Amsterdam has a bit of a reputation of being a tourist hole and I understand that on that basis some people have been disenchanted with it, as in fact I remember being after my first couple of stop'n'smoke visits. But the thing that never stops being so remarkable for me is how the deeper you dig, the more you uncover layers of charm and organization.
We spent the weekend doing stuff, and very little of it in downtown Amsterdam. Well. Hours of it in downtown Amsterdam, but not really, because the San Franciscas have bought a boat, and we tooled around on that for an afternoon, the F-word getting the opportunity to steer - wow. It was a beautiful way to see the city, and really cut down on the number of high Americans we had to listen say beastly things, like 'yeah, we can just walk on the street, you're allowed to do that in Amsterdam' or, worse, 'I feel so dirty'. It was awesome.
And then we went out to where they live, in Amstelveen, and went fishing, and biking, and kayaking - much of it in the Amsterdam Bos, which I've enthused about before. And I've enthused about the sheer Dutch genius for spacial organization, so I won't go on about that too much either. But I was amazed - flabbergasted, if flabbergaster fits in with a deep sense of peace and enjoyment - about how we could spend a couple of hours paddling through the park next to such a huge, densely populated capital on a rare sunny, warm day and feel x1000 times more alone and in the wild than the Lesse River in September . . . and I must also say that, as we cycled back to the San Francisca's home after the day in the park, I had to keep asking "are we still in the park?" because the entire suburb was green and quiet and full of birds. Lovely.
Of course, it helped that it was sunny. Amsterdam in the sun is, I verily believe, the loveliest place on earth. Even without the sun . . . wow. Good on you, Dutchies, that's some fucking good urban planning. Aside from that, read about half of Adam Bede on the slow train and whilst too twitchy to fall asleep Saturday.

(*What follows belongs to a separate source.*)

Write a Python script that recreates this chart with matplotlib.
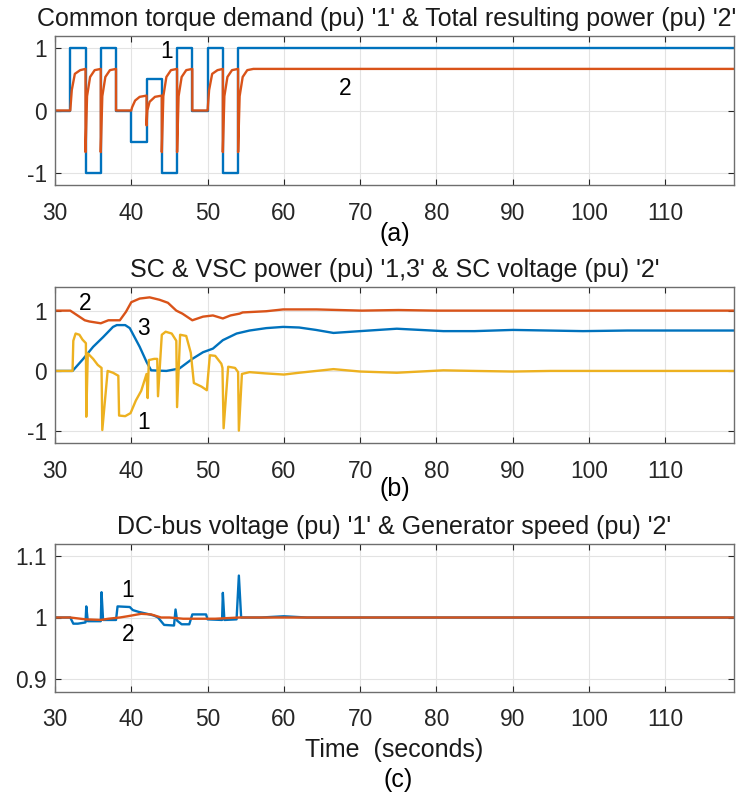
import numpy as np
import matplotlib
matplotlib.use("Agg")
import matplotlib.pyplot as plt

plt.rcParams['font.family'] = ['Liberation Sans', 'DejaVu Sans']
plt.rcParams['axes.unicode_minus'] = False

BLUE = "#0072BD"
ORANGE = "#D95319"
YELLOW = "#EDB120"

# (a) torque demand '1' and total power '2'
torque_t = [30, 32, 32, 34, 34, 36, 36, 38, 38, 40, 40, 42, 42, 44, 44, 46, 46, 48, 48,
            50, 50, 52, 52, 54, 54, 119]
torque_v = [0, 0, 1, 1, -1, -1, 1, 1, 0, 0, -0.5, -0.5, 0.5, 0.5, -1, -1, 1, 1, 0,
            0, 1, 1, -1, -1, 1, 1]

power_t = [30, 32, 32.2, 32.6, 33.3, 34,
           34, 34.2, 34.6, 35.2, 36,
           36, 36.2, 36.6, 37.2, 38,
           38, 40, 40.1, 40.5, 41.1, 42,
           42, 42.1, 42.4, 43.1, 44,
           44, 44.2, 44.6, 45.2, 46,
           46, 46.2, 46.6, 47.2, 48,
           48, 50, 50.2, 50.6, 51.3, 52,
           52, 52.2, 52.6, 53.2, 54,
           54, 54.2, 54.6, 55.2, 56, 119]
power_v = [0, 0, 0.33, 0.59, 0.65, 0.67,
           -0.67, 0.23, 0.54, 0.65, 0.67,
           -0.67, 0.23, 0.54, 0.65, 0.67,
           0, 0, 0.05, 0.16, 0.22, 0.24,
           -0.24, 0.0, 0.14, 0.22, 0.24,
           -0.67, 0.23, 0.54, 0.65, 0.67,
           -0.67, 0.23, 0.54, 0.65, 0.67,
           0, 0, 0.33, 0.59, 0.65, 0.67,
           -0.67, 0.23, 0.54, 0.65, 0.67,
           -0.67, 0.23, 0.54, 0.65, 0.67, 0.67]

# (b) SC power '1', SC voltage '2', VSC power '3'
scp_t = [30, 32.3, 32.4, 32.7, 33.2, 33.6, 34.05, 34.1, 34.3, 35.0, 35.6, 36.1, 36.2,
         36.9, 37.6, 38.3, 38.4, 39.2, 39.9, 40.6, 41.3, 42.0, 42.15, 42.3, 43.0, 43.4,
         43.5, 44.0, 44.5, 45.3, 45.9, 46.0, 46.4, 47.2, 47.8, 48.2, 49.2, 49.9, 50.3,
         51.0, 51.8, 51.95, 52.1, 52.7, 53.6, 54.0, 54.1, 54.5, 55.5, 57.5, 60,
         62, 66.5, 70, 74.8, 80.9, 85, 90, 95, 99.2, 105, 119]
scp_v = [0, 0, 0.5, 0.62, 0.6, 0.52, 0.46, -0.76, 0.29, 0.2, 0.1, 0.05, -0.98,
         0.0, -0.03, -0.08, -0.74, -0.75, -0.7, -0.49, -0.33, -0.05, -0.45, 0.18, 0.2, 0.2,
         -0.42, 0.6, 0.65, 0.62, 0.5, -0.6, 0.6, 0.58, 0.3, -0.2, -0.26, -0.32, 0.26,
         0.25, 0.12, 0.05, -0.95, 0.07, 0.05, -0.02, -0.99, -0.05, -0.02, -0.04, -0.06,
         -0.03, 0.03, -0.01, -0.03, 0.01, 0.0, -0.01, 0.0, 0.0, 0.0, 0.0]

scv_t = [30, 32, 33.9, 34.5, 36, 37, 38.5, 39.3, 40, 41.1, 42.4, 43.7, 44.8, 45.9, 46.7,
         48, 49.4, 50.7, 52, 53, 54.2, 54.6, 57.7, 59.9, 64.3, 70.2, 75, 80, 90, 100, 119]
scv_v = [1.0, 1.0, 0.84, 0.82, 0.79, 0.84, 0.84, 0.98, 1.14, 1.2, 1.22, 1.18, 1.13, 1.0, 0.95,
         0.84, 0.9, 0.92, 0.87, 0.92, 0.95, 0.97, 0.99, 1.02, 1.02, 1.0, 1.01, 1.0, 1.0, 1.0, 1.0]

vsc_t = [30, 32.3, 33.7, 35, 36.3, 37.6, 38.1, 39.2, 39.8, 41.1, 42, 42.6, 44.6, 46.3, 48,
         49.4, 50.7, 52, 53.8, 55.5, 57.7, 59.9, 62, 64.2, 66.5, 70, 74.8, 80.9, 85, 90,
         99.2, 105, 119]
vsc_v = [0, 0, 0.2, 0.4, 0.56, 0.73, 0.76, 0.76, 0.71, 0.4, 0.15, 0.01, 0.0, 0.04, 0.2,
         0.31, 0.37, 0.51, 0.62, 0.67, 0.71, 0.73, 0.72, 0.68, 0.63, 0.66, 0.7, 0.66, 0.66, 0.68,
         0.66, 0.67, 0.67]

# (c) DC-bus voltage '1' and generator speed '2'
dc_t = [30, 32, 32.4, 33, 34, 34.1, 34.3, 36, 36.1, 36.3, 38, 38.2, 39.8, 40.2, 41, 42.4,
        43, 43.5, 44.3, 45.6, 45.8, 46.0, 46.6, 47.6, 48, 49.8, 50, 51.9, 52.0, 52.2,
        53.8, 54.1, 54.4, 57, 60, 63, 119]
dc_v = [1.0, 1.0, 0.99, 0.99, 0.992, 1.018, 0.994, 0.994, 1.041, 0.996, 0.996, 1.018, 1.017,
        1.012, 1.009, 1.005, 1.003, 1.0, 0.988, 0.987, 1.013, 0.995, 0.989, 0.989, 1.005,
        1.005, 0.997, 0.996, 1.04, 0.996, 0.997, 1.068, 1.0, 1.0, 1.002, 1.0, 1.0]

spd_t = [30, 32, 34, 36, 37, 38.5, 39.5, 41.3, 42.6, 43.9, 45, 46.8, 49, 51, 54.2, 119]
spd_v = [1.0, 1.0, 0.997, 0.996, 0.998, 1.0, 1.002, 1.006, 1.005, 1.0, 1.0, 0.998, 0.998,
         0.998, 1.0, 1.0]

fig = plt.figure(figsize=(7.41, 7.96), dpi=100)
W, H = 741, 796
left, right = 55, 734
FS = 16.4
TFS = 18


def make_ax(top, bottom):
    ax = fig.add_axes([left / W, 1 - bottom / H, (right - left) / W, (bottom - top) / H])
    ax.grid(True, color="#e3e3e3", lw=0.8)
    ax.set_axisbelow(True)
    ax.tick_params(direction="in", top=True, right=True, length=4, labelsize=FS,
                   colors="#262626", width=0.8)
    ax.tick_params(axis="x", pad=12)
    ax.tick_params(axis="y", pad=6)
    for s in ax.spines.values():
        s.set_color("#6e6e6e")
        s.set_linewidth(1.0)
    ax.set_xlim(30, 119)
    ax.set_xticks(np.arange(30, 111, 10))
    return ax


lw = 1.7

ax1 = make_ax(36, 185)
ax1.plot(torque_t, torque_v, color=BLUE, lw=lw)
ax1.plot(power_t, power_v, color=ORANGE, lw=lw)
ax1.set_ylim(-1.2, 1.2)
ax1.set_yticks([-1, 0, 1])
ax1.set_title("Common torque demand (pu) '1' & Total resulting power (pu) '2'",
              fontsize=TFS, color="#1a1a1a", pad=7, x=0.488)
ax1.text(44.6, 0.95, "1", fontsize=FS, ha="center", va="center")
ax1.text(68, 0.36, "2", fontsize=FS, ha="center", va="center")
ax1.text(0.5, -0.33, "(a)", transform=ax1.transAxes, fontsize=TFS, ha="center", va="center")

ax2 = make_ax(286.5, 443.3)
ax2.plot(scv_t, scv_v, color=ORANGE, lw=lw)
ax2.plot(vsc_t, vsc_v, color=BLUE, lw=lw)
ax2.plot(scp_t, scp_v, color=YELLOW, lw=lw)
ax2.set_ylim(-1.2, 1.4)
ax2.set_yticks([-1, 0, 1])
ax2.set_title("SC & VSC power (pu) '1,3' & SC voltage (pu) '2'",
              fontsize=TFS, color="#1a1a1a", pad=7)
ax2.text(33.9, 1.12, "2", fontsize=FS, ha="center", va="center")
ax2.text(41.6, 0.70, "3", fontsize=FS, ha="center", va="center")
ax2.text(41.6, -0.85, "1", fontsize=FS, ha="center", va="center")
ax2.text(0.5, -0.29, "(b)", transform=ax2.transAxes, fontsize=TFS, ha="center", va="center")

ax3 = make_ax(543.5, 691.5)
ax3.plot(dc_t, dc_v, color=BLUE, lw=lw)
ax3.plot(spd_t, spd_v, color=ORANGE, lw=lw)
ax3.set_ylim(0.88, 1.12)
ax3.set_yticks([0.9, 1, 1.1])
ax3.set_yticklabels(["0.9", "1", "1.1"])
ax3.set_title("DC-bus voltage (pu) '1' & Generator speed (pu) '2'",
              fontsize=TFS, color="#1a1a1a", pad=7)
ax3.text(39.5, 1.044, "1", fontsize=FS, ha="center", va="center")
ax3.text(39.6, 0.973, "2", fontsize=FS, ha="center", va="center")
ax3.set_xlabel("Time  (seconds)", fontsize=TFS, color="#1a1a1a", labelpad=5)
ax3.text(0.505, -0.6, "(c)", transform=ax3.transAxes, fontsize=TFS, ha="center", va="center")

fig.savefig("out.png", dpi=100)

I've been dancing around George Eliot for as long as I can remember, and Silas Marner really made me decide I'd have to go for her wholesale, but this is my first big bite and it's yummy and plummy. She puts a suspicious number of similes in the mouths of her characters, but I'm getting over that because from memory northerners do have a certain facility of metaphor which their more repressed cousins in the south lack. Anyways, more when I'm done.